→ **Set problem**
Extract the first line of the entries below and every line after it up to the one containing "ax = fig.add_axes([38/553, 44/377, 515/553, 310/377])", both kept. Pictures are excluded.

→ **Material for the task**
++++++++
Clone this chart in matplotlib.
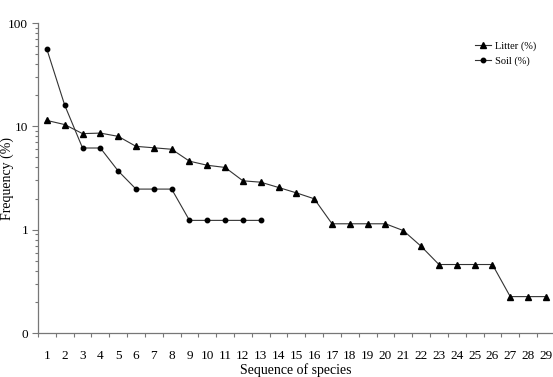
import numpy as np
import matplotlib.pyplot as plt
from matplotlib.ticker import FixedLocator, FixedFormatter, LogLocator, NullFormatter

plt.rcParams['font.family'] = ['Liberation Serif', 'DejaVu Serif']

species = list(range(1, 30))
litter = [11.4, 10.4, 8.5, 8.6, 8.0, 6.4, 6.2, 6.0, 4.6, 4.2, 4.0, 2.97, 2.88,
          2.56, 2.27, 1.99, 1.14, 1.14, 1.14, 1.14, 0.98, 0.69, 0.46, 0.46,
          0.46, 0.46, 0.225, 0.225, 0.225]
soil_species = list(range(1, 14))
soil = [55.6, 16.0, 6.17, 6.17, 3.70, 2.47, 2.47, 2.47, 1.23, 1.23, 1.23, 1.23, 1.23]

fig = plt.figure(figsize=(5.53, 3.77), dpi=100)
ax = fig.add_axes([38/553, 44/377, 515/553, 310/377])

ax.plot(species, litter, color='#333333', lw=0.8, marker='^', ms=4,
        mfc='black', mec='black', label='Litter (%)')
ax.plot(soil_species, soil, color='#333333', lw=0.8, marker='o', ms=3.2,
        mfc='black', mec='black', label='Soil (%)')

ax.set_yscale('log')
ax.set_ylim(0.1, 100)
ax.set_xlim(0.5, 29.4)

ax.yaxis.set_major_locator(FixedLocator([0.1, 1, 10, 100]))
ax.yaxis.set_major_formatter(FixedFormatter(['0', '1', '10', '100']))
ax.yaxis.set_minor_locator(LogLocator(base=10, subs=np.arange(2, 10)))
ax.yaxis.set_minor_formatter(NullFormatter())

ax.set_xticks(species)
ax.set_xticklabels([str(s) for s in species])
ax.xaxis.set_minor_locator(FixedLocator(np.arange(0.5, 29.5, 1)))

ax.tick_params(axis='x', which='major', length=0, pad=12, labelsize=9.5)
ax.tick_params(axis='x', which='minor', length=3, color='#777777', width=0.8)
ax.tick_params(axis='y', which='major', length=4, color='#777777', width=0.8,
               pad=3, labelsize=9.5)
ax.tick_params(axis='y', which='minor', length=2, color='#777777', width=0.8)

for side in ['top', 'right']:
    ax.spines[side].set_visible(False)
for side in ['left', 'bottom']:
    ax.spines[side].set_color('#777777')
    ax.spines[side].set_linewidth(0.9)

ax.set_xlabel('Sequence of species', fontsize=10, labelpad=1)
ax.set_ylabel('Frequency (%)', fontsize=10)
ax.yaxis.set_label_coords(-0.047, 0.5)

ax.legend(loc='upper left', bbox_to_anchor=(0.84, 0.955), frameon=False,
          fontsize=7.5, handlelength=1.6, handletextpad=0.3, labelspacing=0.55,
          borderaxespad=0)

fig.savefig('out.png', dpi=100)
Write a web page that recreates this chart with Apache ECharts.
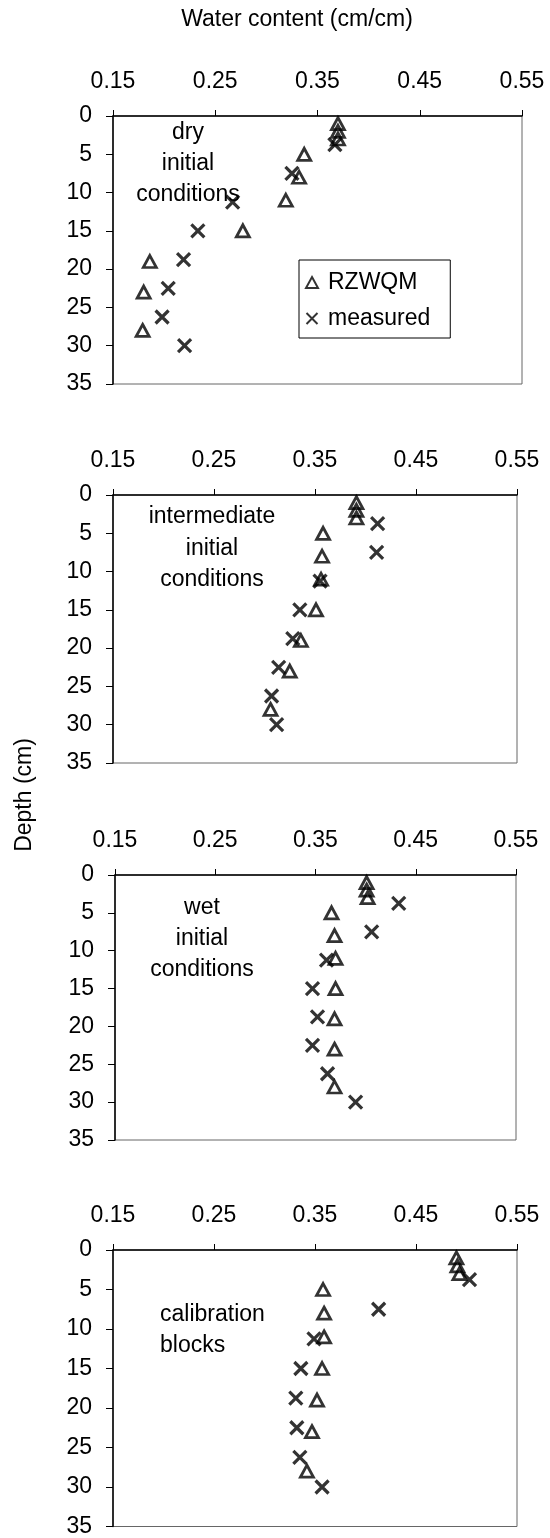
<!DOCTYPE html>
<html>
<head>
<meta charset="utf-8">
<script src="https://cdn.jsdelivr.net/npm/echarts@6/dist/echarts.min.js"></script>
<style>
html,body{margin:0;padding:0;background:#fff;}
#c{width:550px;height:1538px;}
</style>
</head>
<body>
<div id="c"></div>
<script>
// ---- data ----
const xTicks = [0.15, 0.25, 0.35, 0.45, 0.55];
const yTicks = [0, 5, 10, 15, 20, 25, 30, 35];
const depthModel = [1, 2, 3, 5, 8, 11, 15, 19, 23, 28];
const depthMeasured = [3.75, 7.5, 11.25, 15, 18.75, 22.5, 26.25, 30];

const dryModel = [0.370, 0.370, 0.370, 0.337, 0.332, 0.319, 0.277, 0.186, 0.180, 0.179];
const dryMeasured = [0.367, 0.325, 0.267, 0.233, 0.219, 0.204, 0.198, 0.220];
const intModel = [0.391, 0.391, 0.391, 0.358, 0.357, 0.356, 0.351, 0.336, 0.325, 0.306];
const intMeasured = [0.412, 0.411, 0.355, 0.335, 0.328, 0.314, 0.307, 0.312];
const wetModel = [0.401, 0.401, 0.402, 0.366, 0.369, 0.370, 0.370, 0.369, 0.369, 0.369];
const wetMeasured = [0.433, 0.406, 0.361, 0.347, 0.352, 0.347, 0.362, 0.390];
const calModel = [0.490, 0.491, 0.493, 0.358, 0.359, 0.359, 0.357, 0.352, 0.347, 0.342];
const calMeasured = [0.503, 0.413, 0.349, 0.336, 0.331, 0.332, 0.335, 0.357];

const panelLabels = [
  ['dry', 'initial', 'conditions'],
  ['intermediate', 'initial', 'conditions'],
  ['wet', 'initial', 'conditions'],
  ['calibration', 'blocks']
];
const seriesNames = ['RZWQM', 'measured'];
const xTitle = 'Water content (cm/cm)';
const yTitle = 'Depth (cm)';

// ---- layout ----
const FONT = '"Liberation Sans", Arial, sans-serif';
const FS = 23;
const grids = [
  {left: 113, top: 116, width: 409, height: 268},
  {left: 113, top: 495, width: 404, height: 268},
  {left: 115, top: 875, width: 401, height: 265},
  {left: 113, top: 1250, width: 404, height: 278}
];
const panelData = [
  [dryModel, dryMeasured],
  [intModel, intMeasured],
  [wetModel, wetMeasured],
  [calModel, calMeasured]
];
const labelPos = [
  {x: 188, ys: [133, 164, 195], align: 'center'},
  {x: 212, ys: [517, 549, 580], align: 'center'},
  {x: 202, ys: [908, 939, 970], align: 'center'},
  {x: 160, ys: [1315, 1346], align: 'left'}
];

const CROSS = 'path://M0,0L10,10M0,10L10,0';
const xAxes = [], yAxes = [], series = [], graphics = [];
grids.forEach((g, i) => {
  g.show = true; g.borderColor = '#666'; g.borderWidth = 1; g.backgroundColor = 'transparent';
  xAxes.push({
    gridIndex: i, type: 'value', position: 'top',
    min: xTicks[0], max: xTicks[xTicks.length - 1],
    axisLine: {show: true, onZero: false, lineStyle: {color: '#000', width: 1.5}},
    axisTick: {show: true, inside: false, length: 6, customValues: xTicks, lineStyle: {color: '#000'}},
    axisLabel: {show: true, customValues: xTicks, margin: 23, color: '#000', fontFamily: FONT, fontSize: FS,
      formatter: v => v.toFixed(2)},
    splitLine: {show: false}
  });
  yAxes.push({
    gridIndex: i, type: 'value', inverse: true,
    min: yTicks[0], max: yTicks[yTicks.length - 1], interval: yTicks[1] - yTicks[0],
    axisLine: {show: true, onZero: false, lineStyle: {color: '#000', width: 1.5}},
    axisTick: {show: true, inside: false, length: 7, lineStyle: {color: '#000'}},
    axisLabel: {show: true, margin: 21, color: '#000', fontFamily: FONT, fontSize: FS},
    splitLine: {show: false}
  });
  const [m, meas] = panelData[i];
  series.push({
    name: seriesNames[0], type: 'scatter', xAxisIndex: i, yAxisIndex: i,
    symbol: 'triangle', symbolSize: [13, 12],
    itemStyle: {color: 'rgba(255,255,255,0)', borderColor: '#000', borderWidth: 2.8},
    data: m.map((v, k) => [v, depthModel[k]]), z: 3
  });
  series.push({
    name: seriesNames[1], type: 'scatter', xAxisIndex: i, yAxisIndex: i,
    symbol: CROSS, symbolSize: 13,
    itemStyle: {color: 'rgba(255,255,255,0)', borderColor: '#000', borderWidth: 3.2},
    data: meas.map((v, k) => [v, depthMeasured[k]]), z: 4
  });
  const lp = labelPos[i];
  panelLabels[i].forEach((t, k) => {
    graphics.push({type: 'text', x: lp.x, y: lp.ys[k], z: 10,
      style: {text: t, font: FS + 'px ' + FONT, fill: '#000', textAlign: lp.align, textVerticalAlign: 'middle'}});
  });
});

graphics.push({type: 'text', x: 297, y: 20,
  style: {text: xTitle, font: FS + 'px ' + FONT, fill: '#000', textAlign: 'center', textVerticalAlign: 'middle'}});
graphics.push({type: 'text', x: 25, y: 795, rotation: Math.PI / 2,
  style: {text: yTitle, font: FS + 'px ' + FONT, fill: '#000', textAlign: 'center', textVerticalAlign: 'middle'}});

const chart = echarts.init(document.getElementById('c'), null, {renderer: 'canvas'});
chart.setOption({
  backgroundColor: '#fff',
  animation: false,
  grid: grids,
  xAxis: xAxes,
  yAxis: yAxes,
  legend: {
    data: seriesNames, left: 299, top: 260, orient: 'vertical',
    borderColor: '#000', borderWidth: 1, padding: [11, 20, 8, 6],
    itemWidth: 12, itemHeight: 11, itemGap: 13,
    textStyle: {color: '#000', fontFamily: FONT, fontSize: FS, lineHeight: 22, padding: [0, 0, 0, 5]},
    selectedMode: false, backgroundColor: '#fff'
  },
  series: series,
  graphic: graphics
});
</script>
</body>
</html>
++++++++
→ **Finished task**
Clone this chart in matplotlib.
import numpy as np
import matplotlib.pyplot as plt
from matplotlib.ticker import FixedLocator, FixedFormatter, LogLocator, NullFormatter

plt.rcParams['font.family'] = ['Liberation Serif', 'DejaVu Serif']

species = list(range(1, 30))
litter = [11.4, 10.4, 8.5, 8.6, 8.0, 6.4, 6.2, 6.0, 4.6, 4.2, 4.0, 2.97, 2.88,
          2.56, 2.27, 1.99, 1.14, 1.14, 1.14, 1.14, 0.98, 0.69, 0.46, 0.46,
          0.46, 0.46, 0.225, 0.225, 0.225]
soil_species = list(range(1, 14))
soil = [55.6, 16.0, 6.17, 6.17, 3.70, 2.47, 2.47, 2.47, 1.23, 1.23, 1.23, 1.23, 1.23]

fig = plt.figure(figsize=(5.53, 3.77), dpi=100)
ax = fig.add_axes([38/553, 44/377, 515/553, 310/377])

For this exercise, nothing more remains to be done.